Monday, May 6, 2013

Giro stage 3

We ventured in the mountains on stage of the giro. Normally its the type of stage I love, long, hard, and a couple of climbs to shake things up in the end. Unfortunately for me considering my health I had strict instructions to go as easily as possible today and start the recovery process. Well as best as possible whilst racing the giro d'italia! Anyways I did as told and on the final climb took it nice and easy in a back group and I am sure my body will appreciate it.

The course today was spectacular, a 200ish km journey along the amalfi coast was pretty distracting all day. It was up and down and windy and when you combine that with a fresh peleton you always get a nervous stage. Fortunately despite a number of crashes all the boys in the green cannondale colours stayed upright. I will definately come back here for a holiday and to be perfectly honest there were moments during the race that the water looked so good I considered uncliping and dropping in for a quick dip in the ocean! Anyways I refrained and kept my mind on the job, coughing and spluttering my way though 220km and finally made it to the finish.

The stage ended up having more fireworks than expected and while I did not figure in the final climb I certainly in my own way enjoyed a bit of drama along the way. The final bottle collection is always the hardest one to do, everyone is tired, the race pace is ramping up and above everyone is thirsty! As I had the day off pass and strict orders to go easy on the climb I wanted my teammates to know I was there and contribute something. I knew this bottle grab would be an absolute dog fight to get back to the front, the rd was up down and never straight and all 207 riders were in a single line due to the fact that katusha at that moment decided to turn on the gas and line out the bunch.
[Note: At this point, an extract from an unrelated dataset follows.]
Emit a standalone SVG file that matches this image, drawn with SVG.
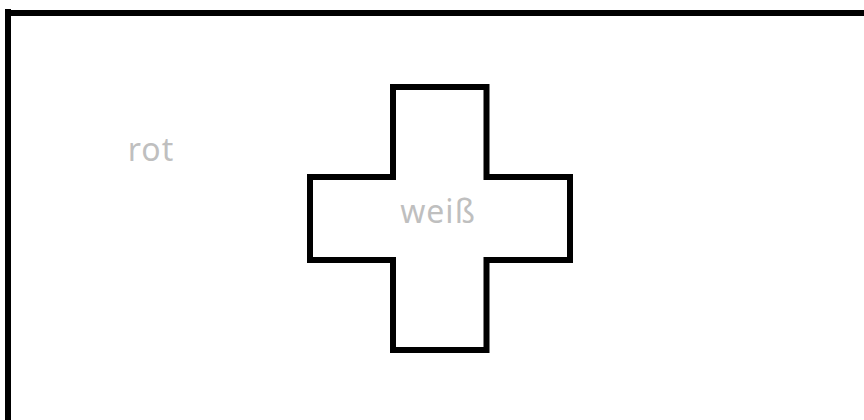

Basically it meant onces I was loaded up with 8 bottles for my team mates I had a 5km prologue tearing my way through the bunch absolute full bore and at all times seconds from exploding completely, spotting a gap, sprinting full gas, then repeat and repeat and repeat until I finally got my men in green who were professionally riding right at the front. As our team captain damiano caruso was the first man I found to ensure he was ready for the final climb then distributed the rest about the boys. I knew this was an important bottle drop and no less than 4 of my team mates were out of water, a clear sign on a tuff day and not exactly easy to pop back and grab a fresh bottle!

So once I had dished out the bottles to all my mates, I settled down and started drifting to the back as planned and looked forward to enjoying a nice easy final climb. At this point I reached for a bottle and realised I had given my bottle to sabatini as he also wanted a malodextrine bottle aswell as water which I had on my bike. I knew at the time it was my last bottle also but in this situation you always put your team mates first and hand over whatever you have. Unfortunately today If I ever needed a bottle while racing my bike this was the moment! I was full block of lactic acid! Sickest I can remember being on my bike and I was just wanting that satisfying moment of pouring water down my throat and relaxing for the casual stroll to the finish. But I realised I had no bottle so a moment of relief turned to desperation as all I could think of was water. I looked back for the car but we were on the climb and riders where scattered all over the place and the cars way behind. So I went without till I saw a mechanic I knew from 2010 holding bottles and this was where I realised more than ever, never burn your bridges with people in the sport!

As politely as possible asked luca who works for another team for a bottle he was holding out for his riders. Upon seeing it was me he quickly thrust the bottle infront of me and I made no fumbles with this one, I grabbed it as smoothly as gary ablett marks a football and finally that satisfying moment of cold aqua to cool me down after such a let's say trying day. Content now I settled into a nice easy group and trundled along toward the finish with a little smile on my face at my good fortune.

So while today I learnt absolutely nothing about how the race was won and lost up the front I was reminded and learnt two very valuable lessons. Firstly never ever hesitate no matter how desperate you are like I was today to put your team mates first. Its highly likely that if you have this relationship with your team mates its because you know they would also do the same for you. And second never burn your bridges, luca probably saved me and health to some extent today and I will ensure I sort him out in the morning to say thankyou. What goes around comes around could not be more applicable to my final 40km today. Cycling's professional peleton is certainly not exempt from this age old addige!

Race data
220km 5Hrs 45min
Heart rate average 135
Power Average 235

Nice easy day (ish) just what my achy sick body needed. Fingers crossed tomorrow is the same!